### THE PROBLEM
Reproduce the listing below exactly, minus its pictures.

### MATERIAL PROVIDED
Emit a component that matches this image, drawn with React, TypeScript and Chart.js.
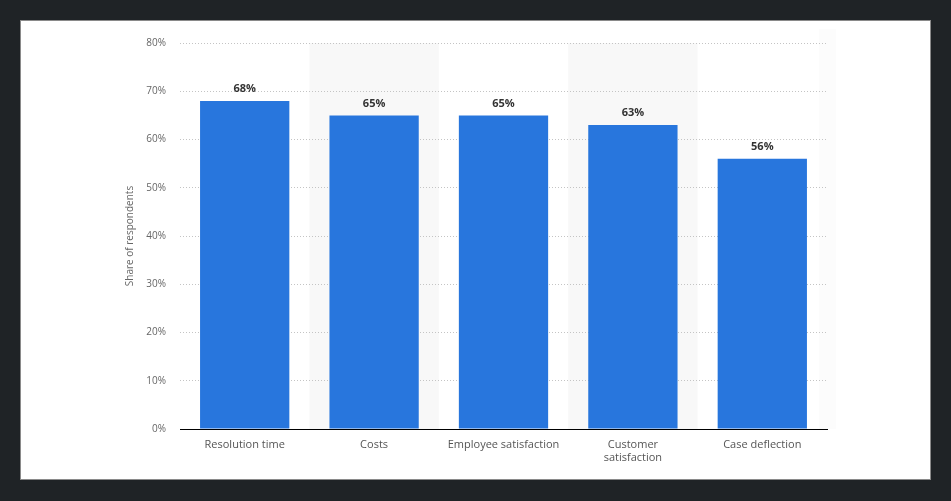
import React, { useEffect, useRef } from "react";
import { Chart, registerables } from "chart.js";

Chart.register(...registerables);

const categories: (string | string[])[] = [
  "Resolution time",
  "Costs",
  "Employee satisfaction",
  ["Customer", "satisfaction"],
  "Case deflection",
];
const shares: number[] = [68, 65, 65, 63, 56];
const yTicks: number[] = [0, 10, 20, 30, 40, 50, 60, 70, 80];
const axisTitle = "Share of respondents";
const shadedColumns: number[] = [1, 3];

const FONT = "'Open Sans', 'Noto Sans', sans-serif";

const shadePlugin = {
  id: "shade",
  beforeDraw(chart: any) {
    const { ctx, chartArea, scales } = chart;
    const x = scales.x;
    const w = (chartArea.right - chartArea.left) / categories.length;
    ctx.save();
    ctx.fillStyle = "#f8f8f8";
    shadedColumns.forEach((i) => {
      const cx = x.getPixelForValue(i);
      ctx.fillRect(cx - w / 2, chartArea.top, w, chartArea.bottom - chartArea.top);
    });
    ctx.fillStyle = "#fcfcfc";
    ctx.fillRect(chartArea.right - 8, chartArea.top - 14, 17, chartArea.bottom - chartArea.top + 14);
    ctx.restore();
  },
};

const labelPlugin = {
  id: "barLabels",
  afterDatasetsDraw(chart: any) {
    const { ctx } = chart;
    const meta = chart.getDatasetMeta(0);
    ctx.save();
    ctx.font = `bold 11px ${FONT}`;
    ctx.fillStyle = "#333333";
    ctx.textAlign = "center";
    ctx.textBaseline = "middle";
    meta.data.forEach((bar: any, i: number) => {
      ctx.fillText(`${shares[i]}%`, bar.x, bar.y - 12);
    });
    ctx.restore();
  },
};

export default function App() {
  const ref = useRef<HTMLCanvasElement | null>(null);

  useEffect(() => {
    if (!ref.current) return;
    Chart.defaults.font.family = FONT;
    const chart = new Chart(ref.current, {
      type: "bar",
      data: {
        labels: categories,
        datasets: [
          {
            data: shares,
            backgroundColor: "#2876dd",
            barPercentage: 0.69,
            categoryPercentage: 1,
          },
        ],
      },
      options: {
        animation: false,
        responsive: false,
        maintainAspectRatio: false,
        layout: { padding: { left: 100, top: 22, right: 103, bottom: 0 } },
        plugins: {
          legend: { display: false },
          tooltip: { enabled: false },
        },
        scales: {
          x: {
            grid: { display: false, drawTicks: false },
            border: { display: true, color: "#000000", width: 1 },
            ticks: {
              color: "#555555",
              font: { size: 11 },
              padding: 9,
              maxRotation: 0,
              autoSkip: false,
            },
            afterFit(scale: any) {
              scale.height = 50;
            },
          },
          y: {
            min: 0,
            max: 80,
            afterBuildTicks(scale: any) {
              scale.ticks = yTicks.map((v) => ({ value: v }));
            },
            grid: { color: "#c4c4c4", drawTicks: false, lineWidth: 1 },
            border: { display: false, dash: [1, 2] },
            ticks: {
              color: "#666666",
              font: { size: 10 },
              padding: 14,
              callback: (v: any) => `${v}%`,
            },
            title: {
              display: true,
              text: axisTitle,
              color: "#666666",
              font: { size: 10 },
              padding: { top: 3, bottom: 0 },
            },
            afterFit(scale: any) {
              scale.width = 59;
            },
          },
        },
      },
      plugins: [shadePlugin, labelPlugin],
    });
    return () => chart.destroy();
  }, []);

  return (
    <div
      style={{
        position: "fixed",
        left: 0,
        top: 0,
        width: 951,
        height: 501,
        background: "#1f2326",
      }}
    >
      <div
        style={{
          position: "absolute",
          left: 20,
          top: 20,
          width: 911,
          height: 460,
          boxSizing: "border-box",
          border: "1px solid #8a8a8a",
          background: "#ffffff",
        }}
      >
        <canvas ref={ref} width={909} height={458} style={{ display: "block", width: 909, height: 458 }} />
      </div>
    </div>
  );
}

### OUTPUT FOR THIS EXERCISE
Emit a component that matches this image, drawn with React, TypeScript and Chart.js.
import React, { useEffect, useRef } from "react";
import { Chart, registerables } from "chart.js";

Chart.register(...registerables);

const categories: (string | string[])[] = [
  "Resolution time",
  "Costs",
  "Employee satisfaction",
  ["Customer", "satisfaction"],
  "Case deflection",
];
const shares: number[] = [68, 65, 65, 63, 56];
const yTicks: number[] = [0, 10, 20, 30, 40, 50, 60, 70, 80];
const axisTitle = "Share of respondents";
const shadedColumns: number[] = [1, 3];

const FONT = "'Open Sans', 'Noto Sans', sans-serif";

const shadePlugin = {
  id: "shade",
  beforeDraw(chart: any) {
    const { ctx, chartArea, scales } = chart;
    const x = scales.x;
    const w = (chartArea.right - chartArea.left) / categories.length;
    ctx.save();
    ctx.fillStyle = "#f8f8f8";
    shadedColumns.forEach((i) => {
      const cx = x.getPixelForValue(i);
      ctx.fillRect(cx - w / 2, chartArea.top, w, chartArea.bottom - chartArea.top);
    });
    ctx.fillStyle = "#fcfcfc";
    ctx.fillRect(chartArea.right - 8, chartArea.top - 14, 17, chartArea.bottom - chartArea.top + 14);
    ctx.restore();
  },
};

const labelPlugin = {
  id: "barLabels",
  afterDatasetsDraw(chart: any) {
    const { ctx } = chart;
    const meta = chart.getDatasetMeta(0);
    ctx.save();
    ctx.font = `bold 11px ${FONT}`;
    ctx.fillStyle = "#333333";
    ctx.textAlign = "center";
    ctx.textBaseline = "middle";
    meta.data.forEach((bar: any, i: number) => {
      ctx.fillText(`${shares[i]}%`, bar.x, bar.y - 12);
    });
    ctx.restore();
  },
};

export default function App() {
  const ref = useRef<HTMLCanvasElement | null>(null);

  useEffect(() => {
    if (!ref.current) return;
    Chart.defaults.font.family = FONT;
    const chart = new Chart(ref.current, {
      type: "bar",
      data: {
        labels: categories,
        datasets: [
          {
            data: shares,
            backgroundColor: "#2876dd",
            barPercentage: 0.69,
            categoryPercentage: 1,
          },
        ],
      },
      options: {
        animation: false,
        responsive: false,
        maintainAspectRatio: false,
        layout: { padding: { left: 100, top: 22, right: 103, bottom: 0 } },
        plugins: {
          legend: { display: false },
          tooltip: { enabled: false },
        },
        scales: {
          x: {
            grid: { display: false, drawTicks: false },
            border: { display: true, color: "#000000", width: 1 },
            ticks: {
              color: "#555555",
              font: { size: 11 },
              padding: 9,
              maxRotation: 0,
              autoSkip: false,
            },
            afterFit(scale: any) {
              scale.height = 50;
            },
          },
          y: {
            min: 0,
            max: 80,
            afterBuildTicks(scale: any) {
              scale.ticks = yTicks.map((v) => ({ value: v }));
            },
            grid: { color: "#c4c4c4", drawTicks: false, lineWidth: 1 },
            border: { display: false, dash: [1, 2] },
            ticks: {
              color: "#666666",
              font: { size: 10 },
              padding: 14,
              callback: (v: any) => `${v}%`,
            },
            title: {
              display: true,
              text: axisTitle,
              color: "#666666",
              font: { size: 10 },
              padding: { top: 3, bottom: 0 },
            },
            afterFit(scale: any) {
              scale.width = 59;
            },
          },
        },
      },
      plugins: [shadePlugin, labelPlugin],
    });
    return () => chart.destroy();
  }, []);

  return (
    <div
      style={{
        position: "fixed",
        left: 0,
        top: 0,
        width: 951,
        height: 501,
        background: "#1f2326",
      }}
    >
      <div
        style={{
          position: "absolute",
          left: 20,
          top: 20,
          width: 911,
          height: 460,
          boxSizing: "border-box",
          border: "1px solid #8a8a8a",
          background: "#ffffff",
        }}
      >
        <canvas ref={ref} width={909} height={458} style={{ display: "block", width: 909, height: 458 }} />
      </div>
    </div>
  );
}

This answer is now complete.